Last night, however, I couldn't keep the smile off my face. We faced a very fast and persistent team that caught us quite off guard. I pulled an Eddie Belfour, and let in the very first shot, which caught me totally surprised just after the opening faceoff. Fifteen minutes later, after a screened tip, a bad giveaway, and a flurry of six or seven shots that saw me stop the first five or six while flailing on my back, we were faced with a 4-1 deficit.

But, like the Eagle himself, I gathered myself together, refused to give in, and held my ground, going flawless for the next 30 minutes of play, turning aside what must have been in excess of 50 shots.

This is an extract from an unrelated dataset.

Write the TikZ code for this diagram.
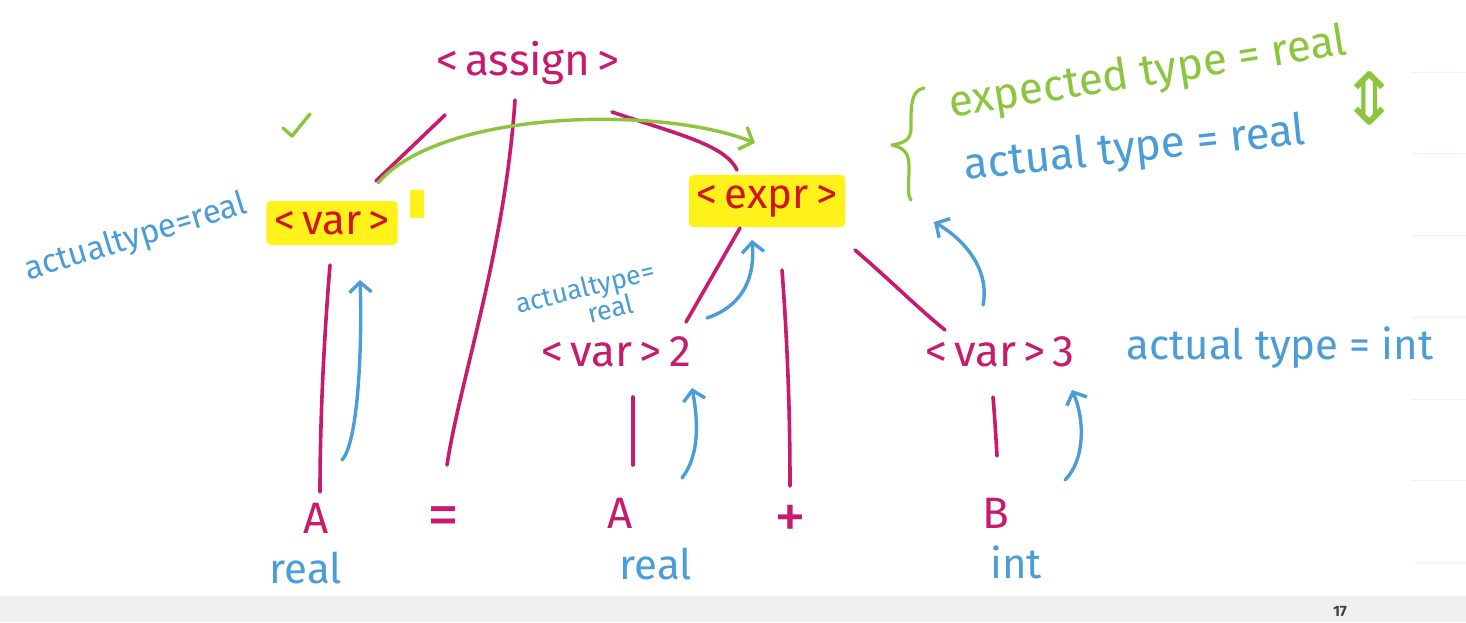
\documentclass[tikz,border=0pt]{standalone}
\usepackage{fontspec}
\setmainfont{Fira Sans}
\newfontfamily\djv{DejaVu Sans}
\usetikzlibrary{arrows.meta,calc}
\definecolor{mag}{HTML}{C81A6E}
\definecolor{blu}{HTML}{4A9DD6}
\definecolor{grn}{HTML}{8CC63E}
\definecolor{hil}{HTML}{FFF21A}
\definecolor{redt}{HTML}{D2141E}
\tikzset{
  sym/.style={text=mag, font=\fontsize{44}{48}\selectfont, inner sep=0pt},
  hsym/.style={text=redt, fill=hil, font=\fontsize{42}{46}\selectfont, inner xsep=8pt, inner ysep=10pt, rounded corners=4pt},
  bnote/.style={text=blu, font=\fontsize{42}{46}\selectfont, inner sep=0pt},
  gnote/.style={text=grn, font=\fontsize{44}{48}\selectfont, inner sep=0pt},
  tree/.style={draw=mag, line width=3.6pt, line cap=round},
  up/.style={draw=blu, line width=3.4pt, line cap=round, -{Straight Barb[length=10pt,width=22pt]}},
  garr/.style={draw=grn, line width=3.4pt, line cap=round, line join=round},
}
\begin{document}
\begin{tikzpicture}[x=1pt,y=-1pt]
\useasboundingbox (0,0) rectangle (1466,622);
\fill[white] (0,0) rectangle (1466,622);
\fill[black!6] (0,596) rectangle (1466,622);
% faint UI lines at right
\foreach \yy in {72,153,235,317,399,480,562}{\draw[blue!6, line width=1pt] (1412,\yy) -- (1466,\yy);}
\node[text=black!75, font=\bfseries\fontsize{15}{17}\selectfont] (pg) at (1340,612) {17};

% nodes
\node[sym] (assign) at (528,63) {<\,assign\,>};
\node[hsym] (var) at (332,223) {<\,var\,>};
\fill[hil] (410,190) rectangle (424,218);
\node[hsym] (expr) at (767,201) {<\,expr\,>};
\node[sym] (var2) at (616,352) {<\,var\,>\,2};
\node[sym] (var3) at (1000,352) {<\,var\,>\,3};
\node[sym] (A1) at (316,518) {A};
\node[sym, font=\fontsize{64}{64}\selectfont] (eq) at (443,522) {=};
\node[sym] (A2) at (620,513) {A};
\node[sym, font=\fontsize{64}{64}\selectfont] (plus) at (790,522) {+};
\node[sym] (B) at (996,513) {B};
\node[bnote] (r1) at (306,568) {real};
\node[bnote] (r2) at (656,564) {real};
\node[bnote] (i3) at (1016,562) {int};

% tree edges
\draw[tree] (445,115) -- (376,181);
\draw[tree] (515,100) .. controls (505,250) and (460,380) .. (447,465);
\draw[tree] (612,112) .. controls (680,135) and (725,145) .. (737,170);
\draw[tree] (330,265) .. controls (323,350) and (320,430) .. (320,492);
\draw[tree] (740,228) -- (686,322);
\draw[tree] (782,270) .. controls (788,350) and (790,420) .. (790,486);
\draw[tree] (855,250) .. controls (890,280) and (920,310) .. (945,330);
\draw[tree] (633,397) -- (633,465);
\draw[tree] (993,397) .. controls (995,420) and (996,440) .. (997,456);

% green arrow var -> expr
\draw[garr, -{Straight Barb[length=11pt,width=24pt]}] (378,183) .. controls (440,110) and (660,105) .. (755,143);
\draw[garr] (283,128) -- (292,136) -- (310,114);

% blue up arrows
\draw[up] (342,460) .. controls (360,440) and (362,330) .. (360,280);
\draw[up] (682,478) .. controls (700,455) and (698,420) .. (692,388);
\draw[up] (1065,480) .. controls (1085,460) and (1085,420) .. (1072,390);
\draw[up] (707,318) .. controls (745,305) and (755,275) .. (752,240);
\draw[up] (983,305) .. controls (990,270) and (965,240) .. (934,222);

% notes
\node[bnote, rotate=17, font=\fontsize{33}{37}\selectfont] (n1) at (136,238) {actualtype=real};
\node[bnote, rotate=14, align=center, font=\fontsize{27}{22}\selectfont] (n2) at (588,300) {actualtype=\\\hspace*{40pt}real};
\node[bnote] (n3) at (1280,348) {actual type = int};
\node[gnote, rotate=9] (n4) at (1148,74) {expected type = real};
\node[bnote, rotate=6, font=\fontsize{44}{48}\selectfont] (n5) at (1135,150) {actual type = real};
\draw[garr, line width=3.2pt] (924,88) .. controls (910,90) and (911,110) .. (911,128) .. controls (911,140) and (904,143) .. (892,145) .. controls (904,148) and (909,153) .. (909,166) .. controls (909,185) and (907,195) .. (911,200);
\node[text=grn, font=\djv\fontsize{72}{72}\selectfont, inner sep=0pt] (dar) at (1370,98) {⇕};
\end{tikzpicture}
\end{document}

Some quick bursts of offence - including a dandy Bobby Orr re-enactment - quickly put us ahead 6-4, and still I protected my fortress. TSN had a few candidates for Highlight of the Night, including a break that gave the shooter an open net to use, lest for an outstretched toe that managed to catch the ball and steal a sure-goal away, and a cross-court pass turned one-timer that was snagged nicely by the mesh of my trapper as I dove across the crease. I had to stare at the glove a moment just to confirm that I had actually caught that shot, and it even drew an ovation from the opposing team.

I feel good. I feel really good. Unfortunately, in the morning I am going to feel really sore.

Tues, Mar 18, 2003

Memory Lane

Yesterday, I took a stroll down Memory Lane. None of the streets through which that stroll took me were named Memory Lane, but it's the closest thing I expect I'll get to literally taking that metaphoric stroll.

I left work, headed out to a remote computer shop for some inexpensive RAM, and - since the weather had finally changed from bleak midwinter to not-so-bleak spring - I decided to make the trek on foot. I walked up University Ave and recalled walking up and down this street day after day in the summer of '95 working for a professor on this new thing called the "Internet", and not making a dime for our hard work. I walked past U of T and, watching the students file in and out, recalled a glimpse of the student life I left behind just one short year ago. I took the streetcar back and recalled the high school co-op term and the following summer working at ICE, riding two busses, two subways, and the Queen St streetcar for a one hour and forty-five minute commute to work every day.

The most powerful reminder, however, was the exit from the building in which I work. I walked down King St., and recalled how my cousins used live further down that very road. Most of them married and moved out closer to us in the 'burbs, but that house was a focal point in our family until only a few years ago, when it was finally sold. Much of my childhood was spent over there; many Sunday evenings, to summer afternoons. For a moment, walking down that street amid the towering skyscrapers, the feel of that old place started to seep in. The mass of people headed home from work, the rumble of the streetcar that rattles the ground beneath your feet as it passes, the slight scent of exhaust from the cars weaving their way through traffic. I almost expected to turn a corner and see the old playground and Stanley Park, and the tetherball I could never reach as a child.

This was the Old Toronto as I remembered it. It's nice to know it's still there.

Mon, Mar 24, 2003

Good Pain

A good kind of pain is the pain you feel after playing five games of ball hockey in one day, bruised and muscles aching, but finishing first in a tournament. Going on to lose in the semi-finals bitters that pain a bit, but it was still a good time, and my butt muscles haven't felt this well-toned in months.

Mon, Mar 31, 2003


Who is that masked man in the retro-70's goalie pads?

At a concert, when somebody vacates their seats and leaves the premises, you don't have to wait long before an opportunist jumps and takes the now-vacated spot. In the compact world of IT, the "good desk" is just as coveted. On Friday, two valuable members of our team sadly departed us, but they were gone not two minutes before I placed my coffee mug on a newly-vacated prime seat and laid my claim. Honestly, I can't believe how much more comfortable it is in my new location. My old seat had a vent directly above me, and by day's end my fingers were so numb from the cold I could hardly type. Now, I can work in warm toasty comfort. Hopefully, my boss won't expect me to be any more productive as a result.